The photo on the left is from the June 06 Martha Stewart Living, on the right is the Baldizzi kitchen as recreated to c.1935 in the Lower East Side Tenement Museum.

The Museum is an imaginarium of immigrant struggle and veers, unfortunately, into quaint nostalgia. Its cleaned-up, prettified tableaux are irritatingly appealing to me. “People suffered social and economic privations in these stifling hell holes,” I have to remind myself… and yet…that linoleum is… really cute.

The Martha aesthetic rarefies the commonplace and defamiliarizes it. It takes the everyday and makes it exclusive.

[Originally posted by Angela Voulangas at (what is this?): aesthetic laundry: notes]

The comments are interesting too, via things magazine.

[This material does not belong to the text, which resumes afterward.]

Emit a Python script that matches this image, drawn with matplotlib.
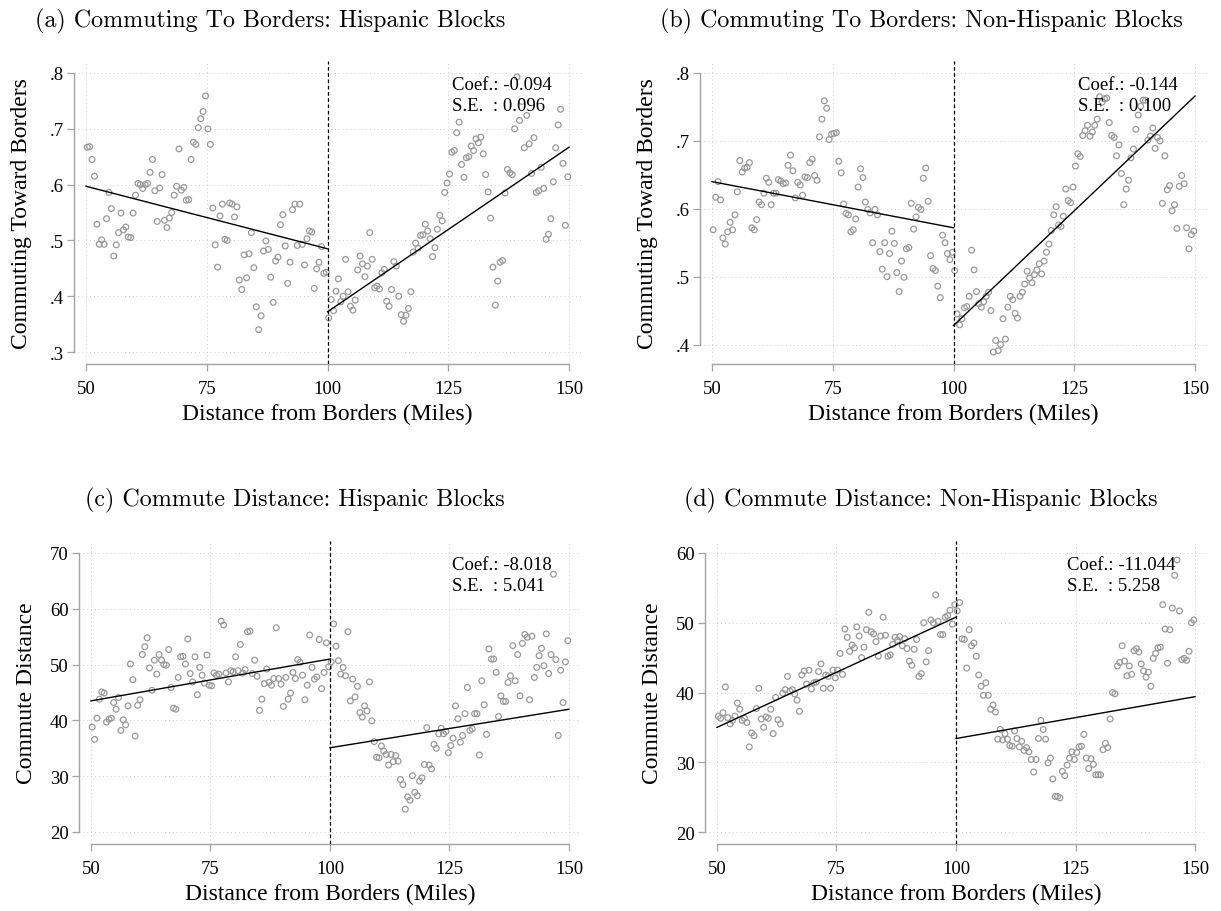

One Response to “Reblog: It takes the everyday and makes it exclusive.”

  1. chris Says:

    Its very interesting, too, how the lower east side itself has become a fashionable place to live. Most residents may not be reading Martha’s magazine (probably, they are TOO fashionable for that), but many share the emerging sensibility that it is desirable to live in a tenament. For this to occur, the poverty of tenament culture has to be mythologized out of history. Small apartments on crowded streets must be nostalgized into ” a better, simpler, life”. The slum associations must be purged and I think the feeling conjured by the tenament museum is part of this mythologizing.